An important consideration for multitrack mixing systems is how our loss function considers stereophonic information. Unlike many other applications in audio signal processing, such as speech processing, proper stereo balance is a critical part of the mixing process. As a result, it is important that our loss function capture this behavior. As already discussed, existing loss functions that operate in the time or frequency domain can easily be extended to compare stereo information. However, reversing the left and right orientation often results in an mix that is perceived relatively the similarly by a human listener. Furthermore, we can see that reconstructing the exact panning from a mix is often an ill-posed problem as knowing a priori if a certain source will be panned left or right is often not possible.

This motivates specialized stereophonic loss functions that are invariant to the absolute ordering of the channels. The sum and difference loss function, introduced in [SPPSerra21, SR20] uses the sum and difference signals to enable computing an error on the mid and side part of the mix independently. First we compute the sum and difference signals in the time domain

\[ \mathbf{y}_{\text{sum}} = \mathbf{y}_{\text{left}} + \mathbf{y}_{\text{right}}, \quad \mathbf{y}_{\text{diff}} = \mathbf{y}_{\text{left}} - \mathbf{y}_{\text{right}}. \label{eq:sd} \]

We repeat this process for both the estimated mix and the reference mix.
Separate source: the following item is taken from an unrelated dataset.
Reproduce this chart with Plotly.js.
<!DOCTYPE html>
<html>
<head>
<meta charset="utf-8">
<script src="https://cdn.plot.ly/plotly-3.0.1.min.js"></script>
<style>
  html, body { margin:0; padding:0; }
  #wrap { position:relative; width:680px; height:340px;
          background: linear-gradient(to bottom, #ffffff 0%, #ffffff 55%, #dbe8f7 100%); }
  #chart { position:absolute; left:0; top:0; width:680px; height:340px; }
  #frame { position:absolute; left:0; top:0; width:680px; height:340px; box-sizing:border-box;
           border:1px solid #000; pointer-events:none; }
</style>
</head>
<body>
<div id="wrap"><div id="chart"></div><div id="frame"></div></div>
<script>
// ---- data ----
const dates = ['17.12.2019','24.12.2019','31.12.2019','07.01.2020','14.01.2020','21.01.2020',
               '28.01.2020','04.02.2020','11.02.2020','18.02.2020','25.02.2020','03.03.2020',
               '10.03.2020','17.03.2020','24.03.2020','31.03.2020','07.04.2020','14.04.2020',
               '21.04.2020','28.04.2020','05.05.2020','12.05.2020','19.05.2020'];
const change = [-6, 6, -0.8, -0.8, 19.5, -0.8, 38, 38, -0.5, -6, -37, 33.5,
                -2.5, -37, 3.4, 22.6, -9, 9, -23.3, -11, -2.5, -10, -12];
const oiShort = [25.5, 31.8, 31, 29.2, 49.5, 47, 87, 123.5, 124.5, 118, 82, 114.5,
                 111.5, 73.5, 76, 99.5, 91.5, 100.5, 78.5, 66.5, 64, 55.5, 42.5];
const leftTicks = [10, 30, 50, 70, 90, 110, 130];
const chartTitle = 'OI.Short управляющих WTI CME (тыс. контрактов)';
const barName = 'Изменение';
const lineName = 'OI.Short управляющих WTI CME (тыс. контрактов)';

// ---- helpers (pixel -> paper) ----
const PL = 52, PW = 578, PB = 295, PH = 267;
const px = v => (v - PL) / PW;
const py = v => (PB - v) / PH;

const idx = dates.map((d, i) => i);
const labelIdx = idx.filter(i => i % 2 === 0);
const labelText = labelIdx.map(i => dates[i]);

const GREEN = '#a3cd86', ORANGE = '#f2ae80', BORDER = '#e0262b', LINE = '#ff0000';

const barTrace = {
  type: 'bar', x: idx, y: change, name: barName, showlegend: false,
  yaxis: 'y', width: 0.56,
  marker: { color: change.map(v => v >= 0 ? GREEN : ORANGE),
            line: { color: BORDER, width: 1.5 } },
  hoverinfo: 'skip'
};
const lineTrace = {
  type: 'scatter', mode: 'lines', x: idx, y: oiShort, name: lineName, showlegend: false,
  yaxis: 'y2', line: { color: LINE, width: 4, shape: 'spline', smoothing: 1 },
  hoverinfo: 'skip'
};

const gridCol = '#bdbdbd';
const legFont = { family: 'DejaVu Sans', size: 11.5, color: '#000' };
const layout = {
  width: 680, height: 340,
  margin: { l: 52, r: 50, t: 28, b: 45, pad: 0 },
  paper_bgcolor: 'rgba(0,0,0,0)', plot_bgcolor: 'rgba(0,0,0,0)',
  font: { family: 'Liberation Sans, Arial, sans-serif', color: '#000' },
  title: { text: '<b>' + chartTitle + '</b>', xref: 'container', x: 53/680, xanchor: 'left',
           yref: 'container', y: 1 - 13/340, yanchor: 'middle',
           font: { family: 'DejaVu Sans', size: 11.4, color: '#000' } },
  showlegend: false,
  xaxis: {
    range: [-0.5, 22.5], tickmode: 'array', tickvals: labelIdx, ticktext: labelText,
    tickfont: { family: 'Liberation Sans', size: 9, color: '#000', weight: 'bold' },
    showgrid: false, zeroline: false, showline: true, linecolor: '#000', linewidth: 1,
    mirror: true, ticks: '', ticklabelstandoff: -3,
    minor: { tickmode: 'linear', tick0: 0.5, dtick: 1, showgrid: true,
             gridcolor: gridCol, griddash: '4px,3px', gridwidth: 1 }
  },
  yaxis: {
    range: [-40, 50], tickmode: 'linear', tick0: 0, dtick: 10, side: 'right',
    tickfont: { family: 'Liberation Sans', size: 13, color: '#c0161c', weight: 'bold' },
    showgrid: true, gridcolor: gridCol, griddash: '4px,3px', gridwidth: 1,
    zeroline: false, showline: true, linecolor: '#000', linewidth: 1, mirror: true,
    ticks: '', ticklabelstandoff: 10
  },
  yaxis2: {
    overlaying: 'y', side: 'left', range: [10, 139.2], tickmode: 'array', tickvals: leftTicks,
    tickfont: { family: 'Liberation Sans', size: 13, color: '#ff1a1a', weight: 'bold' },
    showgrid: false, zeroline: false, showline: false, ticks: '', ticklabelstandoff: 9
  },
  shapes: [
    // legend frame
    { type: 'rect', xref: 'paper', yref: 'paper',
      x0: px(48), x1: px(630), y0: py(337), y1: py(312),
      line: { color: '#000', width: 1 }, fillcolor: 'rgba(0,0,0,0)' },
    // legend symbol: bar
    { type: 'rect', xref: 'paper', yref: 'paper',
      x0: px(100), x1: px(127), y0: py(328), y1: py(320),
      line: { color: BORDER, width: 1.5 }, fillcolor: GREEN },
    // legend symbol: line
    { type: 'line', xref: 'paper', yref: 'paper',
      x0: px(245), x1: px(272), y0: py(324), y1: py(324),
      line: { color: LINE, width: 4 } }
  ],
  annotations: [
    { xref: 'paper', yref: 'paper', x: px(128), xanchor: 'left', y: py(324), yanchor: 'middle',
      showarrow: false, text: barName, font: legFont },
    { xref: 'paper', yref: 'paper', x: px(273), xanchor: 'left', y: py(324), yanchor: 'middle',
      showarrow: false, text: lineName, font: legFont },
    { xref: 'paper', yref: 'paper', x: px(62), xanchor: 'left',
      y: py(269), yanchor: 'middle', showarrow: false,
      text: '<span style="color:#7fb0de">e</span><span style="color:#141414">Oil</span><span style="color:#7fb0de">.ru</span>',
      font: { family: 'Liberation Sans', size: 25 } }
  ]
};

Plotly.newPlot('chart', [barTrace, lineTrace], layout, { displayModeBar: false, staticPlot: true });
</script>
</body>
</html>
The final loss is computed by measuring the multi-resolution STFT of these sum and difference signals for both the estimated mix and the target mix.
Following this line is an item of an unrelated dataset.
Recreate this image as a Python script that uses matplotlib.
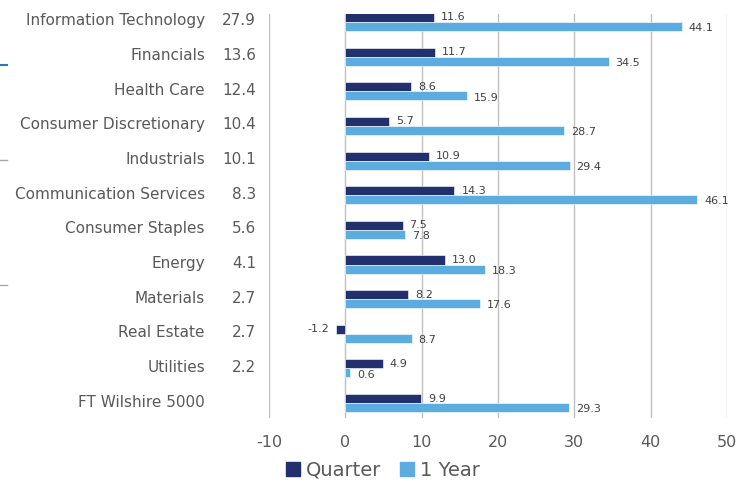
import numpy as np
import matplotlib.pyplot as plt
from matplotlib.transforms import blended_transform_factory
from matplotlib.lines import Line2D

plt.rcParams['axes.unicode_minus'] = False

sectors = ['Information Technology', 'Financials', 'Health Care', 'Consumer Discretionary',
           'Industrials', 'Communication Services', 'Consumer Staples', 'Energy',
           'Materials', 'Real Estate', 'Utilities', 'FT Wilshire 5000']
weights = ['27.9', '13.6', '12.4', '10.4', '10.1', '8.3', '5.6', '4.1', '2.7', '2.7', '2.2', '']
quarter = [11.6, 11.7, 8.6, 5.7, 10.9, 14.3, 7.5, 13.0, 8.2, -1.2, 4.9, 9.9]
one_year = [44.1, 34.5, 15.9, 28.7, 29.4, 46.1, 7.8, 18.3, 17.6, 8.7, 0.6, 29.3]

c_q = '#22316E'
c_y = '#5DACE0'
txt = '#404040'

fig = plt.figure(figsize=(7.44, 4.83), dpi=100)
ax = fig.add_axes([269/744, 1 - 418/483, (727-269)/744, (418-14)/483])

y = np.arange(len(sectors))
h = 0.26
ax.barh(y - h/2, quarter, height=h, color=c_q, edgecolor='white', linewidth=0.4, zorder=3)
ax.barh(y + h/2, one_year, height=h, color=c_y, edgecolor='white', linewidth=0.4, zorder=3)

for i in range(len(sectors)):
    q = quarter[i]
    if q < 0:
        ax.text(q - 0.9, y[i] - h/2, f'{q:.1f}', ha='right', va='center', fontsize=8, color=txt)
    else:
        ax.text(q + 0.9, y[i] - h/2, f'{q:.1f}', ha='left', va='center', fontsize=8, color=txt)
    ax.text(one_year[i] + 0.9, y[i] + h/2 + 0.05, f'{one_year[i]:.1f}', ha='left', va='center',
            fontsize=8, color=txt)

ax.set_xlim(-10, 50)
ax.set_ylim(11.43, -0.23)
ax.set_xticks(range(-10, 51, 10))
ax.set_yticks([])
ax.grid(axis='x', color='#BFBFBF', linewidth=1, zorder=0)
for s in ax.spines.values():
    s.set_visible(False)
ax.tick_params(axis='x', length=0, labelsize=11.5, labelcolor='#595959', pad=12)

tr = blended_transform_factory(fig.transFigure, ax.transData)
for i in range(len(sectors)):
    ax.text(205/744, y[i] - 0.03, sectors[i], transform=tr, ha='right', va='center',
            fontsize=11, color='#595959')
    ax.text(256/744, y[i] - 0.03, weights[i], transform=tr, ha='right', va='center',
            fontsize=11, color='#595959')

# stray marks at left edge
fig.add_artist(Line2D([0, 7/744], [1 - 65/483, 1 - 65/483], color='#2E75B6', lw=1.5))
fig.add_artist(Line2D([0, 7/744], [1 - 160/483, 1 - 160/483], color='#A6A6A6', lw=1))
fig.add_artist(Line2D([0, 7/744], [1 - 285/483, 1 - 285/483], color='#A6A6A6', lw=1))

handles = [plt.Rectangle((0, 0), 1, 1, color=c_q), plt.Rectangle((0, 0), 1, 1, color=c_y)]
fig.legend(handles, ['Quarter', '1 Year'], loc='center', bbox_to_anchor=(383/744, 1 - 470/483),
           ncol=2, frameon=False, fontsize=14, handlelength=0.7, handleheight=0.7,
           handletextpad=0.3, columnspacing=1.0, labelcolor='#595959')

fig.savefig('out.png', dpi=100)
\[ \mathcal{L}_{S/D}({\hat{\mathbf{Y}}},\mathbf{Y}) = \mathcal{L}_{\text{MR-STFT}}(\hat{\mathbf{Y}}_{\text{sum}}, \mathbf{Y}_{\text{sum}}) + \mathcal{L}_{\text{MR-STFT}}(\hat{\mathbf{Y}}_{\text{diff}}, \mathbf{Y}_{\text{diff}}) \label{eq:sdmr} \]

This loss function was shown to be important in training a model for automatic mixing that controlled the panning of elements within the mix when there was no consistent rule for panning within the dataset.